-- EXTRACTED DATA --
===============
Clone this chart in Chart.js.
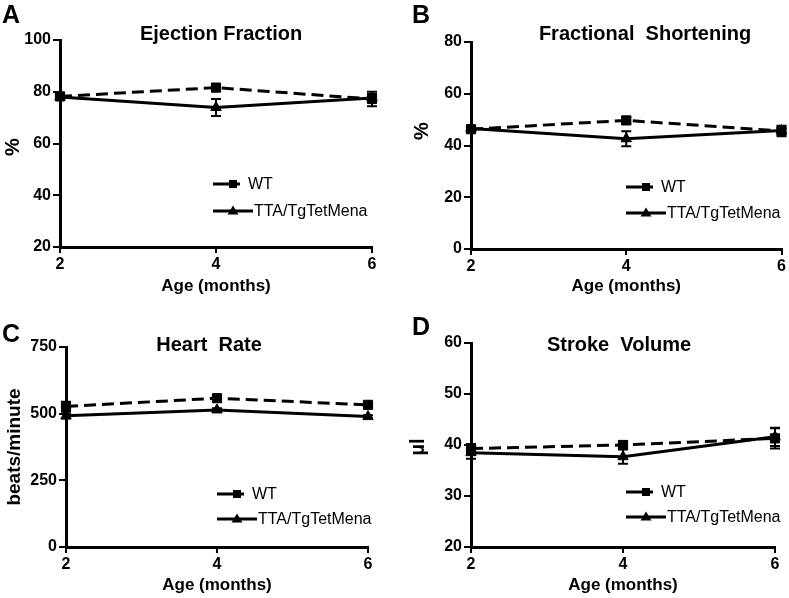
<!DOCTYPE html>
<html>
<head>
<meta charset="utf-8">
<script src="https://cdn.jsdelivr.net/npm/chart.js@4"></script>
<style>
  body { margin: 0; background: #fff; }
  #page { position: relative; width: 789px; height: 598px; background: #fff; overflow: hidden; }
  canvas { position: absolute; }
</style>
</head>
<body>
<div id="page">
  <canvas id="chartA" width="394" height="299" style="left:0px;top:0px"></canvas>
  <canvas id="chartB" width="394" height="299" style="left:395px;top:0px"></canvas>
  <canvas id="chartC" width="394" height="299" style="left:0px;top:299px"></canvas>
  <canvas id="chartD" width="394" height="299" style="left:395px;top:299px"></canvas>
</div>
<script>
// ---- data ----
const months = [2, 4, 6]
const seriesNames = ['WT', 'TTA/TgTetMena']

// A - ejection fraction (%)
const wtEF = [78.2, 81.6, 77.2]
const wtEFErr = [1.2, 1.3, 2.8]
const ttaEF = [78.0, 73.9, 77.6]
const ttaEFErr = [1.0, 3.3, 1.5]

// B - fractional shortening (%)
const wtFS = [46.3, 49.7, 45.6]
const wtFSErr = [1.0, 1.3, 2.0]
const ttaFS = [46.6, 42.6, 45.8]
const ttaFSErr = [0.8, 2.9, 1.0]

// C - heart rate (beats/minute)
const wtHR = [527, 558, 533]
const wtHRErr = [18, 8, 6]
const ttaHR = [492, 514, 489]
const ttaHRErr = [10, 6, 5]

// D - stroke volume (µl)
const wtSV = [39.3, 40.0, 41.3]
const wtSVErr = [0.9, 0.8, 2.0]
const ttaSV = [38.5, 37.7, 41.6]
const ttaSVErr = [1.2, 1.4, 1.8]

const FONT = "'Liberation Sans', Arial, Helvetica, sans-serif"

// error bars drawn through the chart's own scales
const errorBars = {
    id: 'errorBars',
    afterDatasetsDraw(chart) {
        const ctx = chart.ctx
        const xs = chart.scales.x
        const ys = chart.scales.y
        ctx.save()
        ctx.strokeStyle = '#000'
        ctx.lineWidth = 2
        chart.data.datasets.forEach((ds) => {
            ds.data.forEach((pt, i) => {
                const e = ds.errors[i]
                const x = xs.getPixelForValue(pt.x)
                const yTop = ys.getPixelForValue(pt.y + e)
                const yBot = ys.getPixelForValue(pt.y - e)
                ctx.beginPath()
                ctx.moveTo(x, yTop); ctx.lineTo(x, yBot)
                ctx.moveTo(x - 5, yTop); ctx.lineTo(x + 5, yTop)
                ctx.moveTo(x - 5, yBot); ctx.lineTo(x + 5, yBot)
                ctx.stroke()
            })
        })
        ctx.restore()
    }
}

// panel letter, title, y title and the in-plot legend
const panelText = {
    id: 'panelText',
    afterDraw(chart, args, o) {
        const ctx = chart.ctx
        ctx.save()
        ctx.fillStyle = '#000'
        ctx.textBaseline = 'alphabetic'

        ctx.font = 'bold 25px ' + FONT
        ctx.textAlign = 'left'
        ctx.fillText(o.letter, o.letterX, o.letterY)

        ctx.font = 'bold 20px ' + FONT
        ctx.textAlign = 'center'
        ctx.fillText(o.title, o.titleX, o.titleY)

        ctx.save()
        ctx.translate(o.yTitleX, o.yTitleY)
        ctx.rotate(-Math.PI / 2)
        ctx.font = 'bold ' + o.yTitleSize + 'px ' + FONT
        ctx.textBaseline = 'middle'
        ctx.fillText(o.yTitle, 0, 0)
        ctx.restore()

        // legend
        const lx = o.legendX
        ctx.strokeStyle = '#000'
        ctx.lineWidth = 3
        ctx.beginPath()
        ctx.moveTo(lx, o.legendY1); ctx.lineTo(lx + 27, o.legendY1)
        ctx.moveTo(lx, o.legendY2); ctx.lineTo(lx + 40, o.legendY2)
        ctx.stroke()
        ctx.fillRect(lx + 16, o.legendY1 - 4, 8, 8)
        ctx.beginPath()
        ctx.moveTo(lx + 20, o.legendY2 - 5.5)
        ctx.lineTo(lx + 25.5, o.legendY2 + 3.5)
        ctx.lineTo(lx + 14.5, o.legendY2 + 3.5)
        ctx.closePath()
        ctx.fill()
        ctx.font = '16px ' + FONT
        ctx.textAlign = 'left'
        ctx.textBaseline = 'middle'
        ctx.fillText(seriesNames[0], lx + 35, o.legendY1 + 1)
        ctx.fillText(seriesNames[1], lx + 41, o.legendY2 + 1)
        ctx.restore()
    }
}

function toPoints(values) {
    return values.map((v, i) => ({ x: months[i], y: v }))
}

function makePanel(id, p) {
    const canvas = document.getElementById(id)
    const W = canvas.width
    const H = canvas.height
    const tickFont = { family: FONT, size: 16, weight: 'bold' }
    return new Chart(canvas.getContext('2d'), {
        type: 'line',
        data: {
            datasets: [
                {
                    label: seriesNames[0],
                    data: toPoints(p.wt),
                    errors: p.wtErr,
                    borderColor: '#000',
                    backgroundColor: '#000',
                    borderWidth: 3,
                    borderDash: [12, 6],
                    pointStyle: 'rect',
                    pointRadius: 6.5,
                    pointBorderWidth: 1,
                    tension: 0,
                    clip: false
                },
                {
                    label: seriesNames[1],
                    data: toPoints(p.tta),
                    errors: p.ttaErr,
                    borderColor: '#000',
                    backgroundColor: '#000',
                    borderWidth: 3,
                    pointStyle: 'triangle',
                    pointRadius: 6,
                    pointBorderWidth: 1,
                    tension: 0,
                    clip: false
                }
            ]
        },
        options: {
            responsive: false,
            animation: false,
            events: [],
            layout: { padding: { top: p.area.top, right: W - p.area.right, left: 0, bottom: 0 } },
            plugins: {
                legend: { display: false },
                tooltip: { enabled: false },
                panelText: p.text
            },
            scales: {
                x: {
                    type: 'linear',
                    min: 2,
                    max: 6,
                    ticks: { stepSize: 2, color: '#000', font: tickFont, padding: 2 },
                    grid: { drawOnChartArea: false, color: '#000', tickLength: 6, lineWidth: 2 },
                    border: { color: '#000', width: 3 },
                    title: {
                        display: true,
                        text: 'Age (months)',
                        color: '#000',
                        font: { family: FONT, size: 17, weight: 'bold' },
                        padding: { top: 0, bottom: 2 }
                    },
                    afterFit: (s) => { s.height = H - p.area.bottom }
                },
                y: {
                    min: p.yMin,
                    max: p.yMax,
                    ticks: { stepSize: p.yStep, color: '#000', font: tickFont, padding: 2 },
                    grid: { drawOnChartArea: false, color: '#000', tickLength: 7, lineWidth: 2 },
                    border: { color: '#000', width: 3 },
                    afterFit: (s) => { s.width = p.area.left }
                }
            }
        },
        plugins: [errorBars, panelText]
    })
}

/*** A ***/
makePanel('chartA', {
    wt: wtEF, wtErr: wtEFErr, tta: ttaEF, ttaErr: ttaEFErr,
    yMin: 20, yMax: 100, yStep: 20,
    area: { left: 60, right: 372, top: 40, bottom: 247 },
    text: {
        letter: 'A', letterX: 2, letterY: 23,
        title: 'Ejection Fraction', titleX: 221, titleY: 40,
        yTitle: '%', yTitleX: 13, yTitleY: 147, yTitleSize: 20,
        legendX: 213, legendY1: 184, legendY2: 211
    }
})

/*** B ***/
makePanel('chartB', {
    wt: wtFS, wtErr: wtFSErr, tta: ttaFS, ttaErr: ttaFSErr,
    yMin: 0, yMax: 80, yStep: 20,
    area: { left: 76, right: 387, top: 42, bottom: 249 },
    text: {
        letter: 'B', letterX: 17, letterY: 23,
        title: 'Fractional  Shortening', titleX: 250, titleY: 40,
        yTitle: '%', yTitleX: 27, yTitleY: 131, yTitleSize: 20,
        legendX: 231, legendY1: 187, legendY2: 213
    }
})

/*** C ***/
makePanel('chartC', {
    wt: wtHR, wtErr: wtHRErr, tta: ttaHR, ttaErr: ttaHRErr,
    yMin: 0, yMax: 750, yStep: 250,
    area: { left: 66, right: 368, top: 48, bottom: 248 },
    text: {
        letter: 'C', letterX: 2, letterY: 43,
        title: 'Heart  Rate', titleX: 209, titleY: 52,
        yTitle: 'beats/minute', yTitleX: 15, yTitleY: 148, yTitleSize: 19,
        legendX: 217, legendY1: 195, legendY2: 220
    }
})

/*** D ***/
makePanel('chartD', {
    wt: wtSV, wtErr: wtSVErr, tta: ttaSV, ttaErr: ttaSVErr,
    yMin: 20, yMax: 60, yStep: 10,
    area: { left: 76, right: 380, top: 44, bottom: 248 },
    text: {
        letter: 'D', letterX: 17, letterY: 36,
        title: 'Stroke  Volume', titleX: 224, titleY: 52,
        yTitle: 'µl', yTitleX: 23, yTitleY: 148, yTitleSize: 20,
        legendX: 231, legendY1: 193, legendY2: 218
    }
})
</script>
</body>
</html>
===============
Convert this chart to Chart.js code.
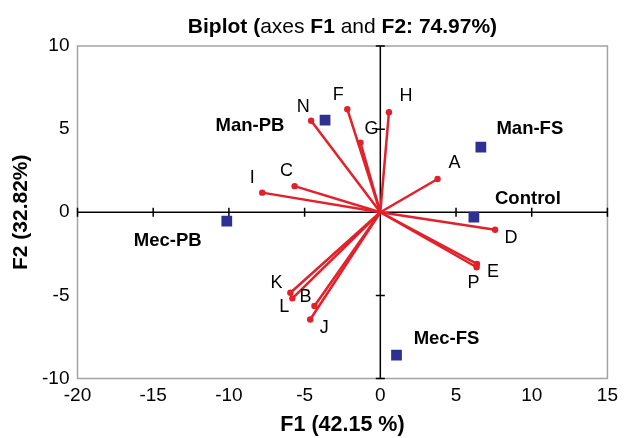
===============
-- WHAT IS REQUIRED --
Repeat only the lines running from "Clone this chart in Chart.js." to "const ttaSVErr = [1.2, 1.4, 1.8]", ends included, and leave the pictures out.

-- FULL OUTPUT --
Clone this chart in Chart.js.
<!DOCTYPE html>
<html>
<head>
<meta charset="utf-8">
<script src="https://cdn.jsdelivr.net/npm/chart.js@4"></script>
<style>
  body { margin: 0; background: #fff; }
  #page { position: relative; width: 789px; height: 598px; background: #fff; overflow: hidden; }
  canvas { position: absolute; }
</style>
</head>
<body>
<div id="page">
  <canvas id="chartA" width="394" height="299" style="left:0px;top:0px"></canvas>
  <canvas id="chartB" width="394" height="299" style="left:395px;top:0px"></canvas>
  <canvas id="chartC" width="394" height="299" style="left:0px;top:299px"></canvas>
  <canvas id="chartD" width="394" height="299" style="left:395px;top:299px"></canvas>
</div>
<script>
// ---- data ----
const months = [2, 4, 6]
const seriesNames = ['WT', 'TTA/TgTetMena']

// A - ejection fraction (%)
const wtEF = [78.2, 81.6, 77.2]
const wtEFErr = [1.2, 1.3, 2.8]
const ttaEF = [78.0, 73.9, 77.6]
const ttaEFErr = [1.0, 3.3, 1.5]

// B - fractional shortening (%)
const wtFS = [46.3, 49.7, 45.6]
const wtFSErr = [1.0, 1.3, 2.0]
const ttaFS = [46.6, 42.6, 45.8]
const ttaFSErr = [0.8, 2.9, 1.0]

// C - heart rate (beats/minute)
const wtHR = [527, 558, 533]
const wtHRErr = [18, 8, 6]
const ttaHR = [492, 514, 489]
const ttaHRErr = [10, 6, 5]

// D - stroke volume (µl)
const wtSV = [39.3, 40.0, 41.3]
const wtSVErr = [0.9, 0.8, 2.0]
const ttaSV = [38.5, 37.7, 41.6]
const ttaSVErr = [1.2, 1.4, 1.8]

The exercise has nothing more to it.